• WHAT THE TASK REQUIRES:
Omit pictures and quote the listing below line by line, from its start through the line that holds "const seriesName = 'ICE BofA MOVE index';".

• GIVEN MATERIAL:
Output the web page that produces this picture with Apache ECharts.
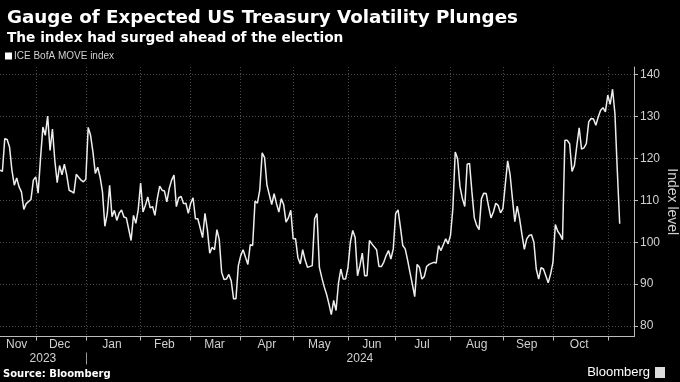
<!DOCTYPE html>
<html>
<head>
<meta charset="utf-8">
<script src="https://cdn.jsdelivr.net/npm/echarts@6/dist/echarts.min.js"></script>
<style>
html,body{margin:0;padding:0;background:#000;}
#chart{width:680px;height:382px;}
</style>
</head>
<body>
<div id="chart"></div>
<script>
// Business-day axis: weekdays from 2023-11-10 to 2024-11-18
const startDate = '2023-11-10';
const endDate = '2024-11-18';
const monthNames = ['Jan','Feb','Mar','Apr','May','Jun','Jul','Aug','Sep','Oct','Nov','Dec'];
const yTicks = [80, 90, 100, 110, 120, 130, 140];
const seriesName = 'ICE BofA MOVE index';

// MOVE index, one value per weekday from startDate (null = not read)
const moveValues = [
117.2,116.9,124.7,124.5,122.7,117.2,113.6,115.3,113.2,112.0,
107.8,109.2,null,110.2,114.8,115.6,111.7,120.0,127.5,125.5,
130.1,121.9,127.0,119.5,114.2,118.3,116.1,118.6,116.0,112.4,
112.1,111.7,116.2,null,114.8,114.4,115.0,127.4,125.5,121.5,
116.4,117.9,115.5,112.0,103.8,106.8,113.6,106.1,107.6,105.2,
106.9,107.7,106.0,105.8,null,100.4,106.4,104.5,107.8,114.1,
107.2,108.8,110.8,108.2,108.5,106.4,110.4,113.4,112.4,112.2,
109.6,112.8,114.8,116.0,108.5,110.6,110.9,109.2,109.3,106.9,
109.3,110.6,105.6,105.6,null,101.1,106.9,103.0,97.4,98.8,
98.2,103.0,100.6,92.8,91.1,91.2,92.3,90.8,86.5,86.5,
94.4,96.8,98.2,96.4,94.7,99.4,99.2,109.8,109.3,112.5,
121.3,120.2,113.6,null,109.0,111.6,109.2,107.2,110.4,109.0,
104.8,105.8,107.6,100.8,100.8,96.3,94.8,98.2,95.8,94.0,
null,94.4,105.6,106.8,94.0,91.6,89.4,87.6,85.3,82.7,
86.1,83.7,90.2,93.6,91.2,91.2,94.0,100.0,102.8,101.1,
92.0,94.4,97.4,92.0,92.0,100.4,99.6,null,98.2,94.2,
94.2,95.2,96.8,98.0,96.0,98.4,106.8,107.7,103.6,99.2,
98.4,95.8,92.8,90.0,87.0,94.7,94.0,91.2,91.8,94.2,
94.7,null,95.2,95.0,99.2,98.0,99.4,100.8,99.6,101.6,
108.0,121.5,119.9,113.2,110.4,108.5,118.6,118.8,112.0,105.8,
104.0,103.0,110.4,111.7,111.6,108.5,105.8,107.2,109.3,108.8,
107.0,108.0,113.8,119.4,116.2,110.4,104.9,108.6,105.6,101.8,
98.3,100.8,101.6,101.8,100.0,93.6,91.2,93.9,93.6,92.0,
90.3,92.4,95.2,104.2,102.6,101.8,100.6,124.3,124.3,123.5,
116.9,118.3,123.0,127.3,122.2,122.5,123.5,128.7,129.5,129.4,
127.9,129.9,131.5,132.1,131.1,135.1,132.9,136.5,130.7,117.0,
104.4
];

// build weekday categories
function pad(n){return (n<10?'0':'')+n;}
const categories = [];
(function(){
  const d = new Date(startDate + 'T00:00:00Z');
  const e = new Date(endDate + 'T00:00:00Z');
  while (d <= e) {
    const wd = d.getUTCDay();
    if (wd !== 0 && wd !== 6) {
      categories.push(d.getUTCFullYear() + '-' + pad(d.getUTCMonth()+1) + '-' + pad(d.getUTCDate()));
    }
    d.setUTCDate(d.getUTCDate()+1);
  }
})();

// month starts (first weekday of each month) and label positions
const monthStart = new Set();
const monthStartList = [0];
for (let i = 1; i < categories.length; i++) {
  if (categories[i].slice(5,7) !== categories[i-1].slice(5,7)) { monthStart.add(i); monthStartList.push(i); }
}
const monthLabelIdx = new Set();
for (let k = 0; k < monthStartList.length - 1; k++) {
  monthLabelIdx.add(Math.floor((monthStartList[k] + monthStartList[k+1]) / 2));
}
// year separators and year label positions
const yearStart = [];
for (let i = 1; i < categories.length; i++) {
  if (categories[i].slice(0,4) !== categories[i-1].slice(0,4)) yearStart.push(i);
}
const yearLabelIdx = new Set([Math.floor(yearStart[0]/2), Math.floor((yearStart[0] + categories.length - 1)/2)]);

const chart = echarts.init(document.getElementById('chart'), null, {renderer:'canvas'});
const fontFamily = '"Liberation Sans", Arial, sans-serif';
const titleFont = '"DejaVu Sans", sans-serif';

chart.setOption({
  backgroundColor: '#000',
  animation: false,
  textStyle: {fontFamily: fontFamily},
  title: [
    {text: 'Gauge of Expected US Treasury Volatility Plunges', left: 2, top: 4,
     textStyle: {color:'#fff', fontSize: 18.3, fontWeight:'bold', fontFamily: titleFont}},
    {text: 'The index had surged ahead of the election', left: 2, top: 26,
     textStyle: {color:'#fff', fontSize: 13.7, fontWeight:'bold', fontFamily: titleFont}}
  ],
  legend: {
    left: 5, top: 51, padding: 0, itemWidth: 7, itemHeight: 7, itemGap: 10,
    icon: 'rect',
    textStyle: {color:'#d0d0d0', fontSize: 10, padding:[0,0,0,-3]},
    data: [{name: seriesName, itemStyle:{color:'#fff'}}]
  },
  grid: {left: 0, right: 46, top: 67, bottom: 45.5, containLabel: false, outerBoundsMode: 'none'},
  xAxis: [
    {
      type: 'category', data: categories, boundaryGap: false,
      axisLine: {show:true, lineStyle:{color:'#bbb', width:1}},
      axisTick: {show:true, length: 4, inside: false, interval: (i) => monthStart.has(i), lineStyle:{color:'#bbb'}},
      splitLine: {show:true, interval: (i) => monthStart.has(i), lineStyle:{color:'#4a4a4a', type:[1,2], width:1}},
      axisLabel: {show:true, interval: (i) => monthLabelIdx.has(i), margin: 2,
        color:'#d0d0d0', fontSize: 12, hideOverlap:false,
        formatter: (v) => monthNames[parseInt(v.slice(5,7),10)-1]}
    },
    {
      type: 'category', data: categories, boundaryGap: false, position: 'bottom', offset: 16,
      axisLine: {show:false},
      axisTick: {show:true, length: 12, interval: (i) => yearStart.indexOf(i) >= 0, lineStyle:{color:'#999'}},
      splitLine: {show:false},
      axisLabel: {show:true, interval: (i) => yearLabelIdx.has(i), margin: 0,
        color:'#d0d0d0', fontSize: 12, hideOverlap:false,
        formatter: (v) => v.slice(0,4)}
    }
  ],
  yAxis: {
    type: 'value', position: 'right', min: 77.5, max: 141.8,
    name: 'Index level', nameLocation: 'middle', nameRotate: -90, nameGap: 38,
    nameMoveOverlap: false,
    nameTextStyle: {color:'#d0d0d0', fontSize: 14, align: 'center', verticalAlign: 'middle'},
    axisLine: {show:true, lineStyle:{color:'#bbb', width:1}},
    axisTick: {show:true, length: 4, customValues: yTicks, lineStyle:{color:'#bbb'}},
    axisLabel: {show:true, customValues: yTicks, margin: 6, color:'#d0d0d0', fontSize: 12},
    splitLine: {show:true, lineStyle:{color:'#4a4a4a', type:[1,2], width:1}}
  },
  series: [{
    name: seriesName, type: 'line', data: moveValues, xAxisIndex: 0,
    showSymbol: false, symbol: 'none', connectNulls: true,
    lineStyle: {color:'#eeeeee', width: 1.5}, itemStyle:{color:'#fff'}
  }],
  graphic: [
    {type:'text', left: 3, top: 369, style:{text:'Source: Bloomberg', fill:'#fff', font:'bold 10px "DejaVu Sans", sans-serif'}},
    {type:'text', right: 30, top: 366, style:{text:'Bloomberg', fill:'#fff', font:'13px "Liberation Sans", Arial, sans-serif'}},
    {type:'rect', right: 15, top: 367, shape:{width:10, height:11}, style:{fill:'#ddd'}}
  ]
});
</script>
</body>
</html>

• RESULT:
Output the web page that produces this picture with Apache ECharts.
<!DOCTYPE html>
<html>
<head>
<meta charset="utf-8">
<script src="https://cdn.jsdelivr.net/npm/echarts@6/dist/echarts.min.js"></script>
<style>
html,body{margin:0;padding:0;background:#000;}
#chart{width:680px;height:382px;}
</style>
</head>
<body>
<div id="chart"></div>
<script>
// Business-day axis: weekdays from 2023-11-10 to 2024-11-18
const startDate = '2023-11-10';
const endDate = '2024-11-18';
const monthNames = ['Jan','Feb','Mar','Apr','May','Jun','Jul','Aug','Sep','Oct','Nov','Dec'];
const yTicks = [80, 90, 100, 110, 120, 130, 140];
const seriesName = 'ICE BofA MOVE index';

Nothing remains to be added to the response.